County medical examiner’s offices — or coroner’s offices depending on the local system — have a wealth of information. The data the local examiner’s office provided was central in showing how opioid deaths had increased in communities that had few, if any, opioid deaths in the early 2000s. Take the time to learn how your local agency works, what they track and which deaths they investigate. The annual reports they publish are a good place to start.

These experts also have a good understanding of current trends. Dr. Jonathan Lucas, the deputy medical examiner in San Diego, was one of the first experts to express concern to me about the growing number of fentanyl deaths in the county. Although the numbers were small compared to other opioids, he was able to provide context that showed it was worth looking into.

“(There’s) not only a trend in the number of deaths that are increasing due to fentanyl, but we’re seeing the emergence of these synthetic fentanyls or fentanyl analogs that people are synthesizing to act like fentanyl,” Lucas told me.

ZIP codes are your friend

Geography was a central element in this project. Picking the appropriate geographic level early on will save you a lot of time and energy.

When I was first analyzing the medical examiner’s data, I asked for a grouping of deaths by community. I was told that would take several weeks, if not months, of work from a separate county agency. And unlike my original non-geocoded data, it would not be free. When I modified my request to just add ZIP codes to the existing cases I got a spreadsheet within a couple of hours.

Organizing data by ZIP code is a quick, relatively low-tech way to provide geographic context to numbers. Unlike neighborhoods, they’re not subject to the opinions of residents and realtors. For a county like San Diego with large swaths of unincorporated land, finding boundaries for smaller communities can be nearly impossible. ZIP codes solve that problem.

Using ZIP codes also allowed us to create an interactive map where readers can search their own community for current and historical data about opioid addiction.

All of the above

Using an “all of the above” tack to data can help bolster results. One of the biggest challenges with taking a data-based look at opioid addiction is that there’s no master database. The addict population often overlaps with and blends into legitimate painkiller users.

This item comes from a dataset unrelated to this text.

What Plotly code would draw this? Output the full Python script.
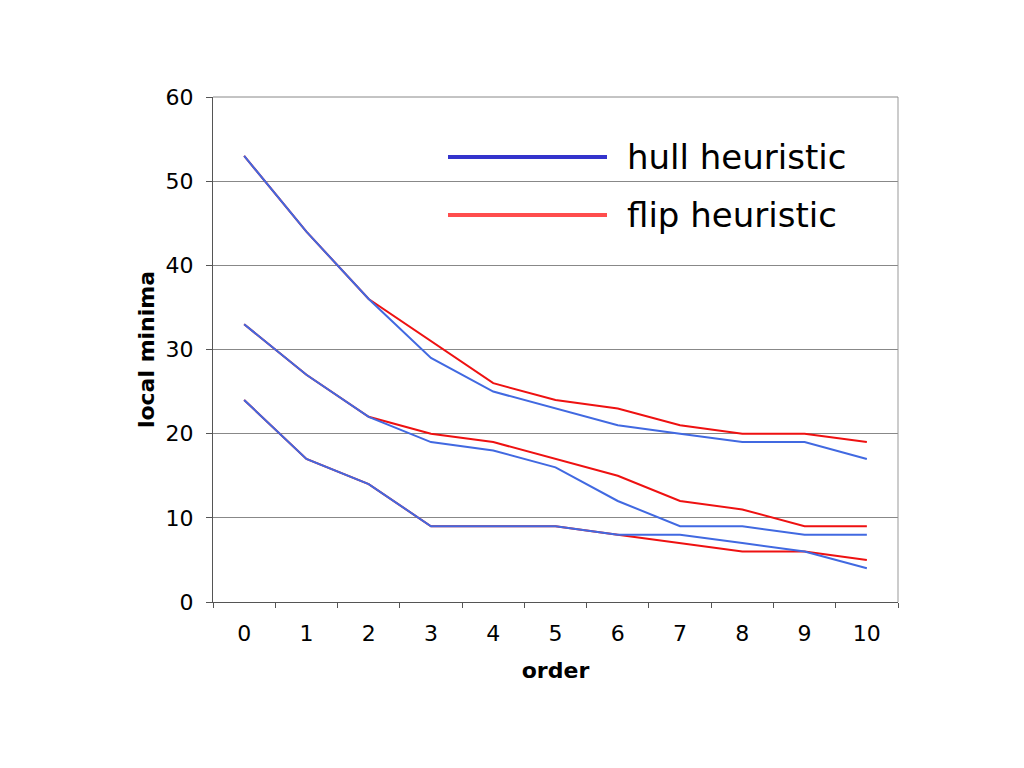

Multiple independent data sources can bolster the analysis and provide a more nuanced picture of addiction. For example, one of the core findings of this project was that a large share of those addicted to opioids in San Diego were white men.

We saw that in the demographics of opioid deaths from the medical examiner’s office. We also saw the same pattern with data on opioid-related emergency room visits from the California Department of Public Health’s . Those two datasets also revealed unexpected details: Young people represented half of all ER visits but a relatively smaller share of deaths. That helped us provide more nuance about who was using and dying from opioids.

Last but not least, never let the data overshadow the human stories. Data can provide the engine for the project, but your reporting should be driven by the human sources and experts you interview.